Las críticas de Semprún al socialismo cubano son, en este sentido, ejemplares –por raras- dentro de la izquierda iberoamericana de los años 60 y 70, tan dada a disculpar el totalitarismo habanero desde la legítima oposición a la política de Estados Unidos hacia la isla. Ya en
La segunda muerte de Ramón Mercader (1969) se leía el rechazo a la invasión soviética a Checoslovaquia e, indirectamente, se aludía a la estalinización del socialismo cubano. Dos años después, Semprún sería, junto con los hermanos Goytisolo, Jaime Gil de Biedma, José Ángel Valente y otros cuantos escritores españoles más, uno de los firmantes de la
Primera Carta a Fidel Castro (1971) en contra del encarcelamiento, en La Habana, del poeta Heberto Padilla.
Para 1975, cuando se celebra el Primer Congreso del Partido Comunista de Cuba, Jorge Semprún confirmaba la sovietización institucional del socialismo cubano. Sus juicios sobre ese proceso en la
Autobiografía (1977) siguen siendo irrebatibles más tres décadas después.
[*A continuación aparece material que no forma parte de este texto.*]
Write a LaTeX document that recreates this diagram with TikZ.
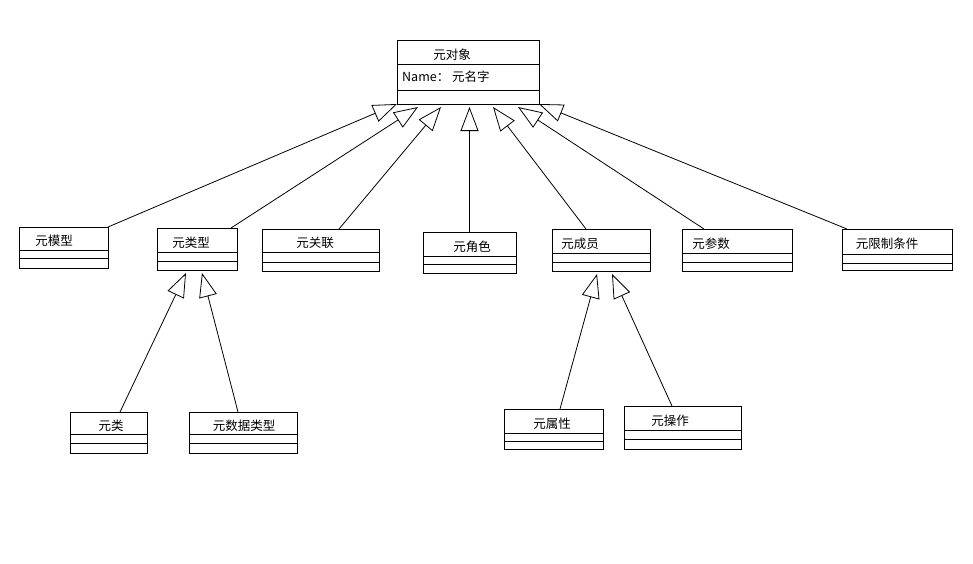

Decía entonces Semprún que la coronación de Fidel Castro al frente del Estado y del Partido Comunista en Cuba no hacía más que reproducir la misma estructura autocrática, diseñada por Stalin en la Unión Soviética y por Mao en China: “el Partido es su ego y su superego. El Partido lo resume todo y en Él el Partido se consume, o sea, es consumido y consumado”. Fidel, agrega, rinde culto a sí mismo a través del Partido, pero, a diferencia de Santiago Carrillo o Maurice Thorez o Jacques Duclos, que hablan el lenguaje de la política moderna, se expresa en “la lengua de la burguesía colonial española”.
Quien esto escribía era un intelectual al que era imposible escamotear su lucha a muerte contra el fascismo desde las filas del comunismo. Un intelectual, para colmo, que seguía afirmando su posición pública en la izquierda y que, en contra de los tantos prejuicios acumulados por la ortodoxia prosoviética, tenía el coraje de vindicar una filiación socialdemócrata. Semprún no sería el primero ni el último de los comunistas del siglo XX en desplazarse a la socialdemocracia, pero tal vez uno de los que experimentó dicho desplazamiento con mayor coherencia. Su principal reproche al comunismo es que había hecho de la institución del partido único lo que los fundadores del marxismo no habían propuesto: un doble de la Iglesia Católica e, incluso, un doble del Estado absolutista. Al salvar el legado libertario del marxismo y de todos los socialismos de los dos últimos siglos –sin excluir al anarquista- Semprún supo llegar a la socialdemocracia sin renunciar a las ideas y valores de su juventud antifascista.